ABSTRACT

This chapter critically engages with what is often described as the neoconservative war of ideology. The attempt to promote liberal democracy is, for many neoconservatives, intimately bound with the attempt to protect the national idea. It is, after all, only within a liberal democracy, it is often argued, that a citizen’s civil and political liberties can be respected. Yet it is predominantly for ideological reasons, I argue, that neoconservatives endlessly emphasize the necessity of advancing liberal democratic principles around the world. There are, to be sure, instances when neoconservatives speak of the strategic reasons as to why America should undertake this task, but their ideological mindset makes them prone to recycle any argument that reinforces the need to promote liberal democracy. The influence ideology has had on neoconservatives cannot be understated, for they regularly speak of its impact on their personal lives. “I was raised,” Joshua Muravchik explained, “in a home in which ideology was everything” (2007). When neoconservatives speak of ideology, they always speak of it in

a combative and confrontational way. They do not clearly define what ideology is, but they leave their readers with no doubt that they believe that liberal democracy must be defended against all rival ideologies competing for the loyalties of humankind. They speak of ideology in rather simple dualities – liberal democracy vs. totalitarian communism, liberal democracy vs. Islamic fascism, liberal democracy vs. autocracy. While one can sympathize with those who insist that “ideology” itself is a term deserving of greater analytical thoroughness and conceptual clarity, this chapter engages with the neoconservative war of ideology on neoconservative terms, asking to what extent has this ideological combativeness led American foreign policy astray. Neoconservatives wage their ideological struggles on behalf of liberal

democracy in a variety of theatres, from the chambers of the United Nations to the corridors of power in Washington, DC to the lion’s den of the Middle East.

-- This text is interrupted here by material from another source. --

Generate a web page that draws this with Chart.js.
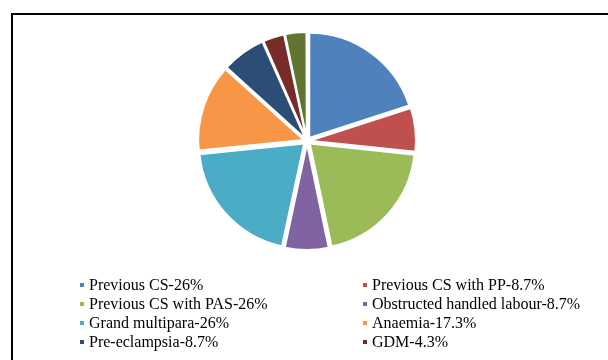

Whether it was Daniel Patrick Moynihan’s struggles at the United Nations against the growing number of Third World dictatorships that had recently won independence from European colonial powers, or Henry Jackson’s attempt to lift restrictions on the number of people the Soviet

Union permitted to emigrate, neoconservatives often betray their credentials as formidable and earnest ideologists. After documenting these instances of ideological contestation, I argue

that the neoconservative elevation of ideology above all else has led to two problematic policy recommendations, the first throughout the Cold War and the second throughout the war on terror. In the former instance, it left neoconservatives intellectually ill equipped to appreciate fully the role statesmanship can play in defusing international conflict. In the latter, it has led to a costly failure to come to terms with the complexity of the contemporary wave of Islamic suicide terrorism. While in the last chapter I argued that the neoconservative attempt to protect the national idea was a worthy rhetorical undertaking, even if some neoconservatives were not entirely clear as to what the national idea required of America; this chapter strongly questions the desirability of placing such a strong emphasis on ideology in international affairs. In fact, I argue that the ideological mindset of neoconservatives precluded them from even contemplating that Cold War tensions could be reduced, just as it encouraged them to call for the ideological transformation of the Middle East. It has, in short, led to policy recommendations mired in ideology and devoid of prudence. When it came to the Cold War, Ronald Reagan fortunately turned away from such recommendations. When it came to the war on terror, George W. Bush did not. That, at least in part, is why America went to war in Iraq.